▸ **Provided material**
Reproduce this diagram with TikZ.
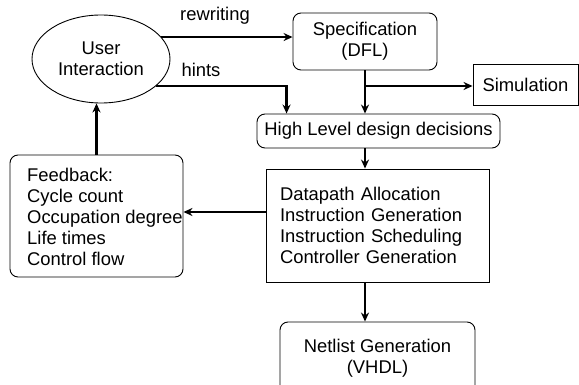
\documentclass[tikz,border=0pt]{standalone}
\usepackage{fontspec}
\setmainfont{Liberation Sans}
\usetikzlibrary{arrows.meta, positioning, calc, shapes.geometric}

\begin{document}
\begin{tikzpicture}[
                    x=1pt, y=-1pt,
                    every node/.style={font=\fontsize{18.4}{21}\selectfont, inner sep=0pt},
                    flow/.style={-{Stealth[length=9pt,width=8pt]}, line width=2.6pt},
                    roundbox/.style={draw, rounded corners=8pt, line width=0.9pt, align=center},
                    plainbox/.style={draw, line width=0.9pt, align=center},
                ]
                \useasboundingbox (0,0) rectangle (579,385);
                \node[ellipse, draw, line width=0.9pt, minimum width=138, minimum height=88, align=center] (user) at (101,59) {User\\Interaction};
                \node[roundbox, minimum width=144, minimum height=57] (spec) at (365,41.5) {Specification\\(DFL)};
                \node[plainbox, minimum width=105, minimum height=41] (sim) at (525.5,84.5) {Simulation};
                \node[roundbox, minimum width=243, minimum height=34] (hl) at (378.5,131) {High Level design decisions};
                \node[plainbox, minimum width=223, minimum height=113, text width=195, inner xsep=14pt, align=left] (dp) at (377.5,225.5)
                    {Datapath Allocation\\Instruction Generation\\Instruction Scheduling\\Controller Generation};
                \node[roundbox, minimum width=195, minimum height=72] (net) at (377.5,358) {Netlist Generation\\(VHDL)};
                \node[roundbox, minimum width=173, minimum height=122] (fb) at (96.5,216) {};
                \node[align=left, anchor=west] (fbtext) at (27,217) {Feedback:\\Cycle count\\Occupation degree\\Life times\\Control flow};
                % edge labels
                \node (rewlabel) at (215,16) {rewriting};
                \node (hintslabel) at (201,70) {hints};
                % connectors
                \coordinate (hintsdrop) at ([xshift=30pt]hl.north west);
                \draw[flow] (user.20) -- (user.20 -| spec.west);
                \draw[flow] (user.-26) -| (hintsdrop);
                \draw[flow] (spec.south) -- (spec.south |- hl.north);
                \draw[flow] ([yshift=-1.5pt]spec.south |- sim.west) -- ([yshift=-1.5pt]sim.west);
                \draw[flow] (hl.south -| spec.south) -- (dp.north -| spec.south);
                \draw[flow] (dp.south -| spec.south) -- (net.north -| spec.south);
                \draw[flow] ([yshift=13.5pt]dp.west) -- ([yshift=13.5pt]dp.west -| fb.east);
                \draw[flow] (fb.north) -- (fb.north |- user.south);
\end{tikzpicture}
\end{document}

▸ **Do this**
From the material above, reproduce everything verbatim except the pictures.

▸ **Response**
Reproduce this diagram with TikZ.
\documentclass[tikz,border=0pt]{standalone}
\usepackage{fontspec}
\setmainfont{Liberation Sans}
\usetikzlibrary{arrows.meta, positioning, calc, shapes.geometric}

\begin{document}
\begin{tikzpicture}[
                    x=1pt, y=-1pt,
                    every node/.style={font=\fontsize{18.4}{21}\selectfont, inner sep=0pt},
                    flow/.style={-{Stealth[length=9pt,width=8pt]}, line width=2.6pt},
                    roundbox/.style={draw, rounded corners=8pt, line width=0.9pt, align=center},
                    plainbox/.style={draw, line width=0.9pt, align=center},
                ]
                \useasboundingbox (0,0) rectangle (579,385);
                \node[ellipse, draw, line width=0.9pt, minimum width=138, minimum height=88, align=center] (user) at (101,59) {User\\Interaction};
                \node[roundbox, minimum width=144, minimum height=57] (spec) at (365,41.5) {Specification\\(DFL)};
                \node[plainbox, minimum width=105, minimum height=41] (sim) at (525.5,84.5) {Simulation};
                \node[roundbox, minimum width=243, minimum height=34] (hl) at (378.5,131) {High Level design decisions};
                \node[plainbox, minimum width=223, minimum height=113, text width=195, inner xsep=14pt, align=left] (dp) at (377.5,225.5)
                    {Datapath Allocation\\Instruction Generation\\Instruction Scheduling\\Controller Generation};
                \node[roundbox, minimum width=195, minimum height=72] (net) at (377.5,358) {Netlist Generation\\(VHDL)};
                \node[roundbox, minimum width=173, minimum height=122] (fb) at (96.5,216) {};
                \node[align=left, anchor=west] (fbtext) at (27,217) {Feedback:\\Cycle count\\Occupation degree\\Life times\\Control flow};
                % edge labels
                \node (rewlabel) at (215,16) {rewriting};
                \node (hintslabel) at (201,70) {hints};
                % connectors
                \coordinate (hintsdrop) at ([xshift=30pt]hl.north west);
                \draw[flow] (user.20) -- (user.20 -| spec.west);
                \draw[flow] (user.-26) -| (hintsdrop);
                \draw[flow] (spec.south) -- (spec.south |- hl.north);
                \draw[flow] ([yshift=-1.5pt]spec.south |- sim.west) -- ([yshift=-1.5pt]sim.west);
                \draw[flow] (hl.south -| spec.south) -- (dp.north -| spec.south);
                \draw[flow] (dp.south -| spec.south) -- (net.north -| spec.south);
                \draw[flow] ([yshift=13.5pt]dp.west) -- ([yshift=13.5pt]dp.west -| fb.east);
                \draw[flow] (fb.north) -- (fb.north |- user.south);
\end{tikzpicture}
\end{document}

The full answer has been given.